Wizata’s approach is built around that reality: unify plant data, contextualize it for operations, and make it usable for AI deployment and plant-scale control. The value is not just better reporting. It is faster time to measurable operational improvement.
A plant that has connected its siloed data effectively does not just have more dashboards. It can answer operational questions quickly and consistently. Why did this batch miss target? Which conditions drove the extra energy consumption on the night shift? Which lines show the same failure pattern? What changed before the quality drift started?

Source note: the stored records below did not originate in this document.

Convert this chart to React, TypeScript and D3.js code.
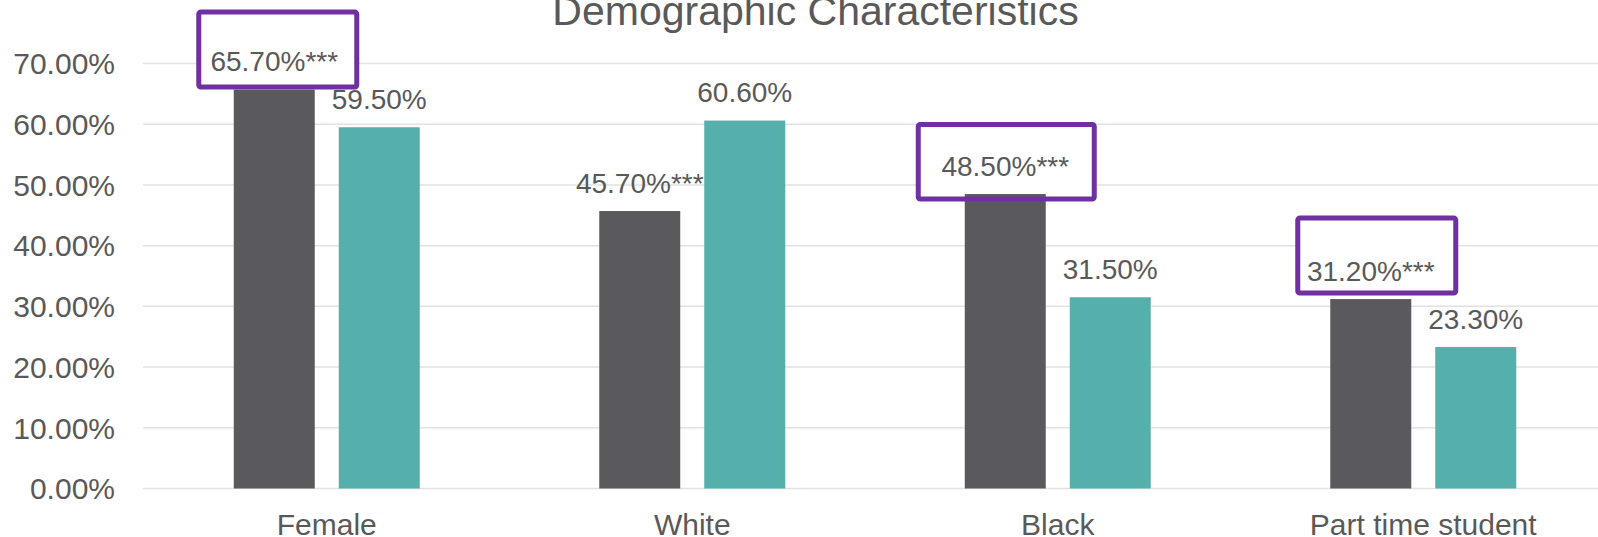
import React from "react";
import * as d3 from "d3";

const categories = ["Female", "White", "Black", "Part time student"];
const seriesNames = ["Group A", "Group B"];
const groupAValues = [65.7, 45.7, 48.5, 31.2];
const groupBValues = [59.5, 60.6, 31.5, 23.3];
const groupAMarks = ["***", "***", "***", "***"];
const groupBMarks = ["", "", "", ""];
const yTicks = [0, 10, 20, 30, 40, 50, 60, 70];
const highlighted = ["Female", "Black", "Part time student"];
const titleText = "Demographic Characteristics";

// highlight box geometry, relative to the bar centre / bar top (styling only)
const boxStyles: Record<string, { dx: number; top: number; bottom: number; w: number }> = {
  Female: { dx: 3.5, top: -77.5, bottom: -2.5, w: 158 },
  Black: { dx: 1, top: -69.5, bottom: 5, w: 176 },
  "Part time student": { dx: 6, top: -81, bottom: -6, w: 158 },
};

const W = 1598;
const H = 537;
const FONT = "'Liberation Sans', Arial, Helvetica, sans-serif";
const TEXT = "#595959";
const COLORS = ["#5A595E", "#55AFAB"];

export default function App() {
  const x0 = d3.scaleBand<string>().domain(categories).range([144, 1606]).padding(0);
  const bw = x0.bandwidth();
  const x1 = d3
    .scaleBand<string>()
    .domain(seriesNames)
    .range([0, bw])
    .paddingInner(24 / 105)
    .paddingOuter(0.855);
  const y = d3.scaleLinear().domain([0, 70]).range([488.5, 63.5]);
  const fmt = (v: number) => d3.format(".2f")(v) + "%";

  const series = [
    { name: seriesNames[0], values: groupAValues, marks: groupAMarks, color: COLORS[0] },
    { name: seriesNames[1], values: groupBValues, marks: groupBMarks, color: COLORS[1] },
  ];

  const boxes = categories
    .map((c, i) => {
      if (!highlighted.includes(c)) return null;
      const st = boxStyles[c];
      const cx = (x0(c) ?? 0) + (x1(seriesNames[0]) ?? 0) + x1.bandwidth() / 2 + st.dx;
      const top = y(groupAValues[i]);
      return {
        key: c,
        x: cx - st.w / 2,
        y: top + st.top,
        w: st.w,
        h: st.bottom - st.top,
      };
    })
    .filter(Boolean) as { key: string; x: number; y: number; w: number; h: number }[];

  return (
    <svg
      width={W}
      height={H}
      style={{ position: "absolute", left: 0, top: 0, background: "#fff" }}
      fontFamily={FONT}
    >
      <rect x={0} y={0} width={W} height={H} fill="#fff" />
      <text x={815.5} y={25} textAnchor="middle" fontSize={41} fill={TEXT}>
        {titleText}
      </text>
      {yTicks.map((t) => (
        <g key={t}>
          <line x1={143} x2={W} y1={y(t)} y2={y(t)} stroke="#E2E2E2" strokeWidth={1.5} />
          <text x={115} y={y(t)} dy="0.36em" textAnchor="end" fontSize={30} fill={TEXT}>
            {d3.format(".2f")(t) + "%"}
          </text>
        </g>
      ))}
      {boxes.map((b) => (
        <rect key={"fill" + b.key} x={b.x} y={b.y} width={b.w} height={b.h} fill="#fff" rx={2} />
      ))}
      {categories.map((c, i) => (
        <g key={c}>
          {series.map((s) => {
            const bx = (x0(c) ?? 0) + (x1(s.name) ?? 0);
            const v = s.values[i];
            return (
              <rect
                key={s.name}
                x={bx}
                y={y(v)}
                width={x1.bandwidth()}
                height={y(0) - y(v)}
                fill={s.color}
              />
            );
          })}
          <text
            x={(x0(c) ?? 0) + bw / 2}
            y={534.5}
            textAnchor="middle"
            fontSize={30}
            fill={TEXT}
          >
            {c}
          </text>
        </g>
      ))}
      {boxes.map((b) => (
        <rect
          key={"stroke" + b.key}
          x={b.x}
          y={b.y}
          width={b.w}
          height={b.h}
          fill="none"
          stroke="#7030A0"
          strokeWidth={5}
          rx={2}
        />
      ))}
      {categories.map((c, i) => (
        <g key={"lbl" + c}>
          {series.map((s) => {
            const cx = (x0(c) ?? 0) + (x1(s.name) ?? 0) + x1.bandwidth() / 2;
            const v = s.values[i];
            return (
              <text
                key={s.name}
                x={cx}
                y={y(v) - 18.4}
                textAnchor="middle"
                fontSize={28}
                fill={TEXT}
              >
                {fmt(v)}
                {s.marks[i]}
              </text>
            );
          })}
        </g>
      ))}
    </svg>
  );
}
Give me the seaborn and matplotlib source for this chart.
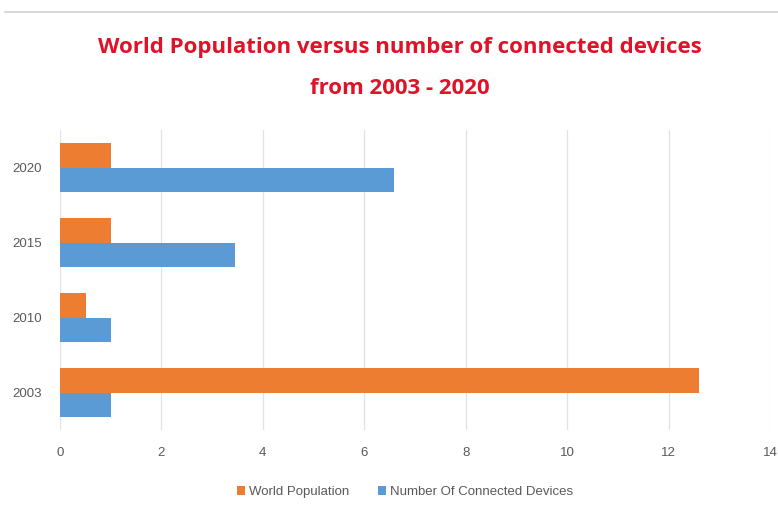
import matplotlib
matplotlib.use("Agg")
import matplotlib.pyplot as plt
import seaborn as sns
import pandas as pd
from matplotlib.lines import Line2D
from matplotlib.patches import Patch

years = ["2020", "2015", "2010", "2003"]
world_population = [1.0, 1.0, 0.52, 12.6]
connected_devices = [6.58, 3.45, 1.0, 1.0]
series_names = ["World Population", "Number Of Connected Devices"]
x_ticks = [0, 2, 4, 6, 8, 10, 12, 14]
colors = ["#ED7D31", "#5B9BD5"]

df = pd.DataFrame({
    "Year": years * 2,
    "Value": world_population + connected_devices,
    "Series": [series_names[0]] * len(years) + [series_names[1]] * len(years),
})

sns.set_theme(style="white")
plt.rcParams['font.family'] = ['Liberation Sans Narrow', 'Liberation Sans', 'DejaVu Sans']

fig = plt.figure(figsize=(7.78, 5.15), dpi=100)
ax = fig.add_axes([60/778, 1-430/515, 710/778, 300/515])

sns.barplot(data=df, x="Value", y="Year", hue="Series", order=years,
            hue_order=series_names, palette=colors, orient="h",
            width=0.65, ax=ax, legend=False, saturation=1, linewidth=0)

ax.set_xlim(0, 14)
ax.set_ylim(3.5, -0.5)
ax.set_xticks(x_ticks)
ax.set_xticklabels([str(t) for t in x_ticks])
ax.set_xlabel("")
ax.set_ylabel("")
ax.grid(axis="x", color="#E2E2E2", linewidth=0.9)
ax.set_axisbelow(True)
for s in ax.spines.values():
    s.set_visible(False)
ax.tick_params(axis="both", length=0, labelsize=9.5, labelcolor="#595959")
ax.tick_params(axis="x", pad=12)
ax.tick_params(axis="y", pad=13)

fig.text(400/778, 1-47/515, "World Population versus number of connected devices",
         ha="center", va="center", fontsize=16, fontweight="bold", color="#DD1427",
         family=["Open Sans", "DejaVu Sans"])
fig.text(400/778, 1-88/515, "from 2003 - 2020",
         ha="center", va="center", fontsize=16, fontweight="bold", color="#DD1427",
         family=["Open Sans", "DejaVu Sans"])

handles = [Patch(facecolor=c, edgecolor="none") for c in colors]
fig.legend(handles, series_names, loc="center", bbox_to_anchor=(405/778, 1-492/515),
           ncol=2, frameon=False, fontsize=9.5, labelcolor="#595959",
           handlelength=0.6, handleheight=0.6, handletextpad=0.3, columnspacing=2.2)

fig.add_artist(Line2D([5/778, 1], [1-12/515, 1-12/515], color="#D9D9D9", linewidth=1.5))

fig.savefig("out.png", dpi=100)
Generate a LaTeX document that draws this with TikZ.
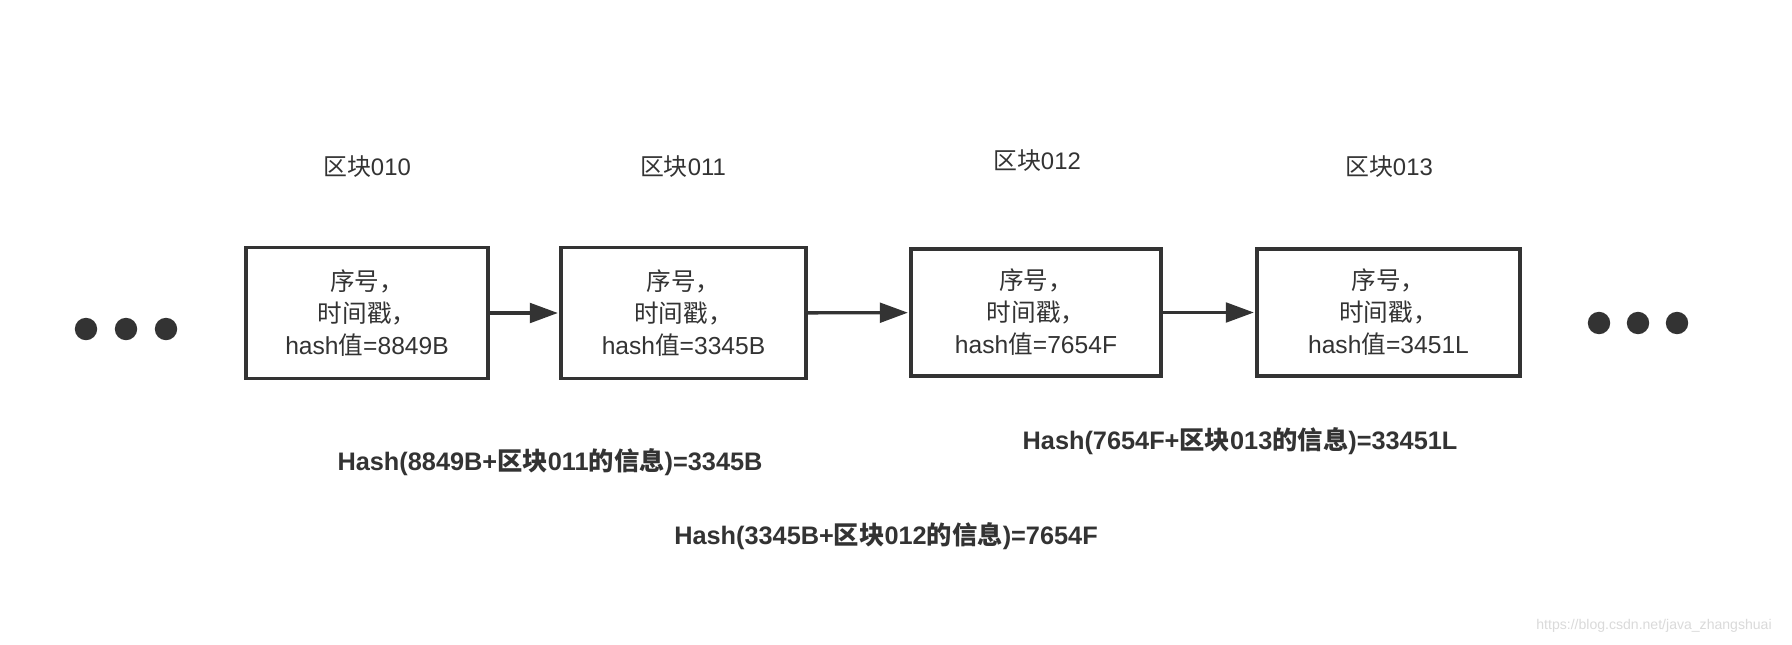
\documentclass[tikz,border=0pt]{standalone}
\usepackage{fontspec}
\setmainfont{Liberation Sans}
\newfontfamily\cjk{Noto Sans CJK SC}
\usepackage{xcolor}
\usetikzlibrary{arrows.meta,positioning}
\definecolor{ink}{HTML}{333333}
\definecolor{mark}{HTML}{DADADA}
\tikzset{
  blk/.style={draw=ink,line width=2.4pt,fill=white,align=center,inner sep=0pt,
    text=ink,font=\fontsize{17.5}{22.8}\selectfont},
  blabel/.style={text=ink,font=\fontsize{17}{20}\selectfont},
  hlabel/.style={text=ink,font=\fontsize{18}{20}\selectfont\bfseries},
  barr/.style={-{Triangle[length=20pt,width=14pt]},line width=2.4pt,draw=ink,shorten >=1pt},
  bdot/.style={fill=ink}
}
\begin{document}
\begin{tikzpicture}[x=0.025cm,y=-0.025cm]
  \useasboundingbox[fill=white] (0,0) rectangle (1792,644);
  % blocks
  \node[blk,minimum width=6.05cm,minimum height=3.275cm] (b10) at (367,313) {{\cjk 序号，}\\{\cjk 时间戳，}\\hash{\cjk 值}=8849B};
  \node[blk,minimum width=6.125cm,minimum height=3.275cm] (b11) at (683.5,313) {{\cjk 序号，}\\{\cjk 时间戳，}\\hash{\cjk 值}=3345B};
  \node[blk,minimum width=6.25cm,minimum height=3.175cm] (b12) at (1036,312.5) {{\cjk 序号，}\\{\cjk 时间戳，}\\hash{\cjk 值}=7654F};
  \node[blk,minimum width=6.575cm,minimum height=3.175cm] (b13) at (1388.5,312.5) {{\cjk 序号，}\\{\cjk 时间戳，}\\hash{\cjk 值}=3451L};
  \draw[barr] (b10) -- (b11);
  \draw[barr] (b11) -- (b12);
  \draw[barr] (b12) -- (b13);
  % titles
  \node[blabel] (t10) at (367,167) {{\cjk 区块}010};
  \node[blabel] (t11) at (683,167) {{\cjk 区块}011};
  \node[blabel] (t12) at (1037,161) {{\cjk 区块}012};
  \node[blabel] (t13) at (1389,167) {{\cjk 区块}013};
  % hash relations
  \node[hlabel] (h11) at (550,462) {Hash(8849B+{\cjk 区块}011{\cjk 的信息})=3345B};
  \node[hlabel] (h13) at (1240,441) {Hash(7654F+{\cjk 区块}013{\cjk 的信息})=33451L};
  \node[hlabel] (h12) at (886,536) {Hash(3345B+{\cjk 区块}012{\cjk 的信息})=7654F};
  % dots
  \foreach \x in {86,126,166} \fill[bdot] (\x,329) circle (0.28cm);
  \foreach \x in {1599,1638,1677} \fill[bdot] (\x,323) circle (0.28cm);
  \node[text=mark,font=\fontsize{10}{11}\selectfont] (wm) at (1654,626) {https://blog.csdn.net/java\_zhangshuai};
\end{tikzpicture}
\end{document}
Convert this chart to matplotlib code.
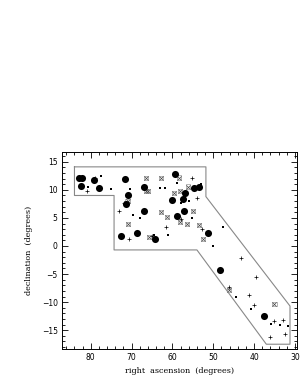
import matplotlib
matplotlib.use("Agg")
import matplotlib.pyplot as plt
from matplotlib.ticker import MultipleLocator

# survey boundary (RA, Dec)
poly_ra = [84.0, 51.8, 51.8, 31.2, 31.2, 37.0, 54.0, 74.3, 74.3, 84.0, 84.0]
poly_dec = [14.1, 14.1, 8.8, -10.7, -17.5, -17.5, -0.7, -0.7, 9.0, 9.0, 14.1]

# large filled circles
big_ra = [83.0, 82.2, 82.4, 79.2, 78.0, 71.5, 70.8, 71.4, 67.0, 67.0, 72.7, 68.8,
          64.3, 59.4, 60.2, 57.3, 57.0, 54.8, 53.4, 58.8, 57.2, 51.2, 48.4, 37.6]
big_dec = [12.2, 12.2, 10.7, 11.7, 10.3, 12.0, 9.0, 7.4, 10.5, 6.2, 1.8, 2.4,
           1.2, 12.9, 8.2, 8.4, 9.5, 10.3, 10.5, 5.4, 6.2, 2.4, -4.3, -12.4]

# boxed crosses
box_ra = [66.5, 62.7, 58.3, 66.5, 66.0, 59.6, 58.1, 56.1, 62.9, 61.3, 71.0, 70.8,
          65.7, 58.2, 56.4, 55.0, 53.4, 52.5, 46.2, 35.0]
box_dec = [12.1, 12.1, 12.2, 9.8, 9.8, 9.4, 9.8, 10.6, 6.1, 5.2, 8.0, 3.9,
           1.6, 4.3, 3.9, 6.3, 3.8, 1.2, -7.9, -10.4]

# plus signs
plus_ra = [81.0, 78.9, 73.0, 70.7, 65.0, 61.6, 55.1, 54.1, 52.8, 71.8, 57.8,
           43.1, 46.1, 39.5, 41.2, 40.0, 35.1, 32.8, 32.4, 36.1]
plus_dec = [9.8, 12.2, 6.2, 1.3, 1.7, 3.3, 12.2, 8.6, 3.1, 7.6, 4.8,
            -2.1, -7.3, -5.5, -8.8, -10.5, -13.3, -13.1, -15.6, -16.3]

# small dots
dot_ra = [75.0, 50.0, 47.7, 40.8, 35.8, 33.6, 31.6, 44.5, 68.0, 69.6, 63.0, 61.8,
          70.3, 59.0, 55.3, 80.7, 77.5, 61.0, 56.0, 53.0, 64.6, 58.0]
dot_dec = [10.1, 0.0, 3.3, -11.3, -13.9, -14.0, -14.2, -9.0, 5.0, 5.6, 10.3, 10.3,
           10.1, 11.3, 4.9, 10.6, 12.4, 2.0, 8.1, 11.0, 2.0, 7.7]

fig = plt.figure(figsize=(3.03, 3.92), dpi=100)
ax = fig.add_axes([0.204, 0.109, 0.776, 0.504])

ax.plot(poly_ra, poly_dec, color="#888888", lw=0.8)
ax.scatter(dot_ra, dot_dec, s=0.8, c="black", marker="s", linewidths=0)
ax.scatter(box_ra, box_dec, s=9, facecolors="none", edgecolors="#aaaaaa",
           marker="s", linewidths=0.6)
ax.scatter(box_ra, box_dec, s=9, c="#444444", marker="x", linewidths=0.5)
ax.scatter(plus_ra, plus_dec, s=12, c="black", marker="+", linewidths=0.5)
ax.scatter(big_ra, big_dec, s=26, c="black", marker="o", linewidths=0)

ax.set_xlim(87.1, 29.5)
ax.set_ylim(-18.4, 16.8)
ax.xaxis.set_major_locator(MultipleLocator(10))
ax.xaxis.set_minor_locator(MultipleLocator(2))
ax.yaxis.set_major_locator(MultipleLocator(5))
ax.yaxis.set_minor_locator(MultipleLocator(1))
ax.tick_params(which="both", direction="in", top=True, right=True,
               labelsize=5.5, pad=3, width=0.6)
ax.tick_params(which="major", length=4)
ax.tick_params(which="minor", length=2)
for s in ax.spines.values():
    s.set_linewidth(0.7)
ax.set_xlabel("right  ascension  (degrees)", fontsize=5.8, family="DejaVu Serif",
              labelpad=3)
ax.set_ylabel("declination  (degrees)", fontsize=5.8, family="DejaVu Serif",
              labelpad=6)

fig.savefig("out.png", dpi=100)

It also moves faster from insight to action. Process engineers are not spending days stitching together historian exports and lab files. Operations leaders can compare performance across assets using the same definitions. Data science teams can build models on top of trusted data rather than cleaning the same records repeatedly.
Most importantly, plant teams trust what they see. That trust is earned when data reflects the actual process, not just the system architecture.
If you are deciding how to connect siloed plant data, start with the operational loss that matters most and build the data foundation around that. The right integration strategy is the one that helps your teams make better decisions now while giving you a clear path to scale across lines, plants, and use cases.